I’ve been interested in cryptocurrency since 2013 and purchased my first BTC in 2015. Soon after, I also discovered Ethereum and first purchased ETH when it was just $12/ETH.
It probably comes as no surprise that the bulk of my crypto portfolio is made up of Bitcoin and Ethereum.
- BTC 64%
- ETH 29%
- ADA 6%
- RVN 1%
There’s nuance in these numbers.
They are percentages, based on US dollar value.
Historically, Bitcoin has been a far more significant position in my portfolio. I want to also stress that just a few weeks ago, Bitcoin made up easily over 75% of the portfolio, if not much more.
I Want to Be a Better Bitcoiner
Ethereum has been visiting all time high prices for the better part of the last month. The surge in ETH is skewing my portfolio percentage values toward ETH, despite the fact that I’m continuing to stack more BTC.
During the recent ETH surge, I even converted some ETH to BTC. I have a goal of making Bitcoin roughly 85% of my portfolio by the end of 2021 but price fluctuations have made that more difficult.
A good amount of value in my overall portfolio is due to my early entry into ETH. Because of this, I’m still holding and mining Ethereum. I am, however, planning to convert more to BTC over time.
I convert to Bitcoin strategically, depending on price comparisons and in a way that consolidates transactions and simplifies taxable events.
ADA and RVN
A note about Cardano and Ravencoin.
I bought ADA as a hedge against Ethereum and because the project appears to be hitting its roadmap benchmarks with more consistency than Ethereum. I own Ravencoin because I’m alternating between mining it and ETH.
The ultimate goal with either of these altcoin holdings, however, is to convert them to Bitcoin at opportune times. I’m not anti-altcoin but I do believe the altcoin space and the Bitcoin space should be viewed separately. Because of that, I mainly see altcoins as a means to acquire more BTC unless you are specifically involved or invested in a particular altcoin project.
New allocations in my crypto portfolio come from cryptocurrency mining.
I rarely make a raw cash purchase of any Bitcoin or other crypto anymore. Currently, I mine Ethereum and sometimes Ravencoin.
Ethereum mining is being phased out as the ETH 2.0 transition brings proof-of-stake to their network. That means I won’t be able to mine ETH for much longer. I’ll continue to track the most profitable GPU mined coins such as Ravencoin or Ethereum Classic in order to determine what else I’ll mine in the future.

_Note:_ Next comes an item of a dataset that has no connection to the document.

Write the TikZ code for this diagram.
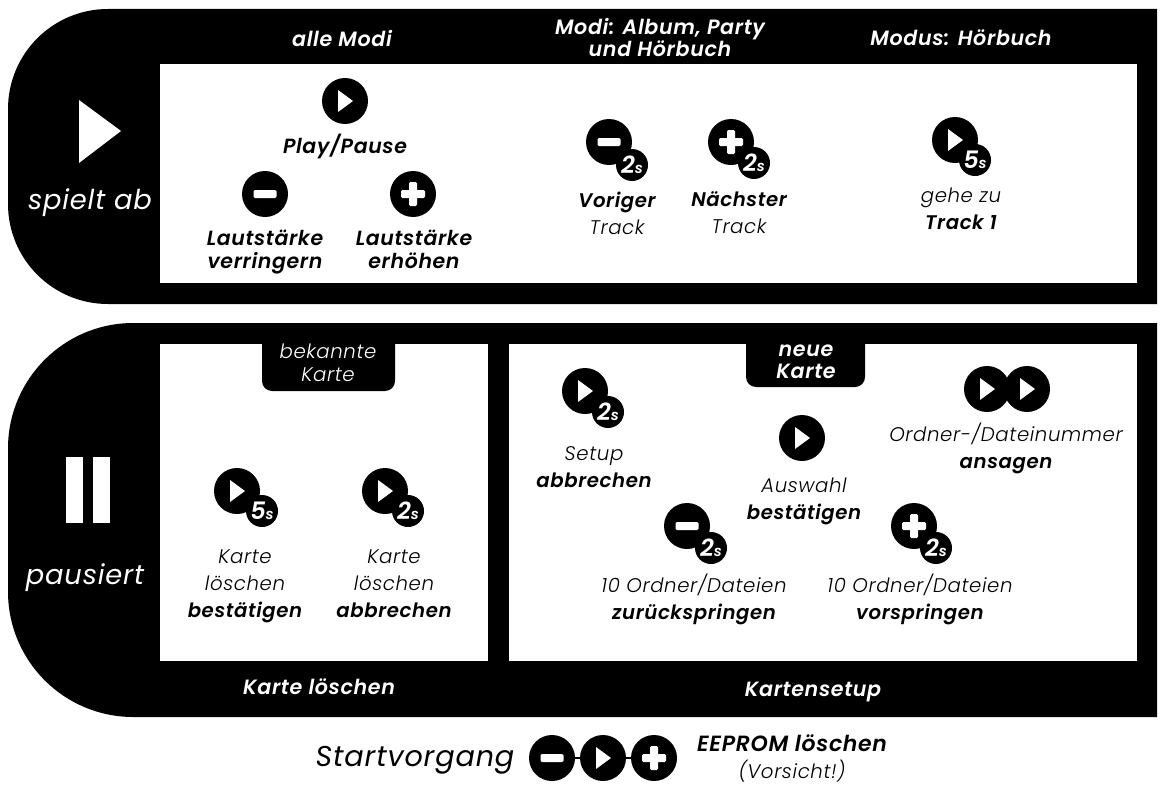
\documentclass[tikz,border=0pt]{standalone}
\usepackage{fontspec}
\setmainfont{Poppins}[ItalicFont=* Light Italic, BoldItalicFont=* SemiBold Italic, LetterSpace=3]
\newfontfamily\sidefont{Poppins}[UprightFont=* Italic, LetterSpace=3]
\usepackage{tikz}
\usetikzlibrary{positioning, calc}

\newcommand{\playglyph}[1]{\fill[white] ([shift={(-7,-11)}]#1.center) -- ([shift={(8,0)}]#1.center) -- ([shift={(-7,11)}]#1.center) -- cycle;}
\newcommand{\minusglyph}[1]{\fill[white, rounded corners=1pt] ([shift={(-11.5,-4)}]#1.center) rectangle ([shift={(11.5,4)}]#1.center);}
\newcommand{\plusglyph}[1]{\fill[white, rounded corners=1pt] ([shift={(-12,-4)}]#1.center) rectangle ([shift={(12,4)}]#1.center);
  \fill[white, rounded corners=1pt] ([shift={(-4,-12)}]#1.center) rectangle ([shift={(4,12)}]#1.center);}
\newcommand{\secs}[1]{#1{\fontsize{11}{11}\selectfont s}}

\begin{document}
\begin{tikzpicture}[
  x=0.75pt, y=-0.75pt,
  btn/.style={circle, fill=black, minimum size=34.5pt, inner sep=0pt},
  badge/.style={circle, fill=black, minimum size=24pt, inner sep=0pt, text=white,
    font=\fontsize{18}{18}\selectfont\bfseries\itshape},
  head/.style={text=white, align=center, yshift=-2.5pt, font=\fontsize{15.5}{16.5}\selectfont\bfseries\itshape,
    execute at begin node=\strut, execute at end node=\strut},
  lbl/.style={text=black, align=center, yshift=-2.5pt, font=\fontsize{14.8}{20.25}\selectfont\itshape,
    execute at begin node=\strut, execute at end node=\strut},
  strong/.style={lbl, font=\fontsize{15.4}{20.25}\selectfont\itshape},
  side/.style={text=white, yshift=-2.5pt, font=\fontsize{20.5}{24}\selectfont\sidefont}
]
  \useasboundingbox (0,0) rectangle (1170,792);

  % Bands
  \fill[black] (1157,9) [rounded corners=75pt] -- (8,9) -- (8,304) [sharp corners] -- (1157,304) -- cycle;
  \fill[black] (1157,323) [rounded corners=94pt] -- (8,323) -- (8,717) [sharp corners] -- (1157,717) -- cycle;

  % Panels
  \fill[white] (160,64) rectangle (1137,283);
  \fill[white] (160,344) rectangle (488,661);
  \fill[white] (509,344) rectangle (1137,661);

  % Tabs
  \fill[black] (262,344) [rounded corners=7.5pt] -- (262,391) -- (395,391) [sharp corners] -- (395,344) -- cycle;
  \fill[black] (746,344) [rounded corners=7.5pt] -- (746,387) -- (865,387) [sharp corners] -- (865,344) -- cycle;

  % Headings
  \node[head] (allemodi) at (342,38) {alle Modi};
  \node[head] (albumparty) at (660,37) {Modi: Album, Party\\und Hörbuch};
  \node[head] (hoerbuch) at (961,38) {Modus: Hörbuch};
  \node[head, font=\fontsize{14.8}{17.25}\selectfont\itshape] (bekannte) at (328,362.5) {bekannte\\Karte};
  \node[head] (neue) at (806,362) {neue\\Karte};
  \node[head] (kartesetup) at (319,687) {Karte löschen};
  \node[head] (kartensetup) at (813,689) {Kartensetup};

  % Status
  \fill[white] (79,100) -- (121,131) -- (79,163) -- cycle;
  \node[side] (spielt) at (90,199) {spielt ab};
  \fill[white] (66,457) rectangle (83,523);
  \fill[white] (93,457) rectangle (110,523);
  \node[side] (pausiert) at (85,574) {pausiert};

  % alle Modi
  \node[btn] (pp) at (345,101) {}; \playglyph{pp}
  \node[strong] (pplabel) at (345,144) {\textbf{Play/Pause}};
  \node[btn] (leiser) at (265,194) {}; \minusglyph{leiser}
  \node[strong] (leiserlabel) at (265,250) {\textbf{Lautstärke}\\[-3pt]\textbf{verringern}};
  \node[btn] (lauter) at (413,194) {}; \plusglyph{lauter}
  \node[strong] (lauterlabel) at (414,250) {\textbf{Lautstärke}\\[-3pt]\textbf{erhöhen}};

  % Album, Party, Hörbuch
  \node[btn] (vor) at (609,142) {}; \minusglyph{vor}
  \node[badge] (vorbadge) at (632,165) {\secs{2}};
  \node[lbl] (vorlabel) at (617,214) {\textbf{Voriger}\\Track};
  \node[btn] (nach) at (731,142) {}; \plusglyph{nach}
  \node[badge] (nachbadge) at (754,163) {\secs{2}};
  \node[lbl] (nachlabel) at (739,213) {\textbf{Nächster}\\Track};

  % Hörbuch
  \node[btn] (erster) at (955,140) {}; \playglyph{erster}
  \node[badge] (ersterbadge) at (975,160) {\secs{5}};
  \node[lbl] (ersterlabel) at (961,209) {gehe zu\\\textbf{Track 1}};

  % Karte löschen
  \node[btn] (loeschen) at (237,491) {}; \playglyph{loeschen}
  \node[badge] (loeschenbadge) at (262,511) {\secs{5}};
  \node[lbl] (loeschenlabel) at (245,584) {Karte\\löschen\\\textbf{bestätigen}};
  \node[btn] (behalten) at (385,491) {}; \playglyph{behalten}
  \node[badge] (behaltenbadge) at (408,511) {\secs{2}};
  \node[lbl] (behaltenlabel) at (394,584) {Karte\\löschen\\\textbf{abbrechen}};

  % Kartensetup
  \node[btn] (setup) at (585,391) {}; \playglyph{setup}
  \node[badge] (setupbadge) at (608,412) {\secs{2}};
  \node[lbl] (setuplabel) at (594,468) {Setup\\\textbf{abbrechen}};
  \node[btn] (auswahl) at (802,438) {}; \playglyph{auswahl}
  \node[lbl] (auswahllabel) at (804,499) {Auswahl\\\textbf{bestätigen}};
  \node[btn] (ansageA) at (987,389) {}; \playglyph{ansageA}
  \node[btn] (ansageB) at (1027,389) {}; \playglyph{ansageB}
  \node[lbl] (ansagelabel) at (1006,446) {Ordner-/Dateinummer\\\textbf{ansagen}};
  \node[btn] (zurueck) at (687,526) {}; \minusglyph{zurueck}
  \node[badge] (zurueckbadge) at (711,548) {\secs{2}};
  \node[lbl] (zuruecklabel) at (694,597) {10 Ordner/Dateien\\\textbf{zurückspringen}};
  \node[btn] (vorwaerts) at (914,526) {}; \plusglyph{vorwaerts}
  \node[badge] (vorwaertsbadge) at (936,548) {\secs{2}};
  \node[lbl] (vorwaertslabel) at (920,597) {10 Ordner/Dateien\\\textbf{vorspringen}};

  % Startvorgang
  \node[side, text=black, font=\fontsize{21.5}{24}\selectfont\sidefont] (start) at (415,757) {Startvorgang};
  \node[btn] (startminus) at (552,758) {};
  \node[btn] (startplay) at (603,758) {};
  \node[btn] (startplus) at (654,758) {};
  \draw[black, line width=2pt] (startminus) -- (startplay);
  \draw[black, line width=2pt] (startplay) -- (startplus);
  \minusglyph{startminus} \playglyph{startplay} \plusglyph{startplus}
  \node[lbl] (eeprom) at (792,757) {{\fontsize{16.5}{20.25}\selectfont\textbf{EEPROM löschen}}\\(Vorsicht!)};
\end{tikzpicture}
\end{document}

Fortunately, I broke even on my Ethereum mining setup roughly 2–3 months after getting into mining.
The goal is to stack more Sats and acquire more Bitcoin. I’m doing this methodically, over time.
On top of this goal, I also aim to move more BTC to cold storage. Due to my mining setup, I mine crypto to either hot wallets or exchanges in order to easily convert to BTC or earn yield for a period of time before converting. This can be done via places like BlockFi or on most exchanges like Coinbase.
If you want basic info on Bitcoin and cryptocurrency wallets, check out this post I wrote. As I say in the post, what you do with your crypto determines the type of wallet you should be using.
My goal is to grow my BTC holdings and keep all crypto holdings in secure but accessible wallets. Primarily, I do this via cold storage but utilize hot wallets and exchanges in order to facilitate transactions from my mining operation and any conversions or temporary yield I’m making.
We’re in a bull market. Bitcoin and altcoins are touching all time high prices. There’s continuous mainstream adoption to the point that public companies are holding Bitcoin on their balance sheets.
Everyone’s a genius in a bull market though. It’s important to keep in mind that Bitcoin has historically bounced between bull and bear markets around its built-in halving cycles.
While a bear market could come in the next year, the lows of an upcoming bear market will likely be much higher than previously. More mainstream adoption, more BTC moving to cold storage and staying there, and increased user numbers are further entrenching Bitcoin into the zeitgeist.
A Bitcoin Supercycle is possible. It’s a theory, first tossed around by Dan Held during the previous bear market. But, it is possible that Bitcoin sees either a minor correction instead of a full on bear market or simply continues an extended bull market unlike that of previous cycles. We are at a critical juncture in the history of Bitcoin.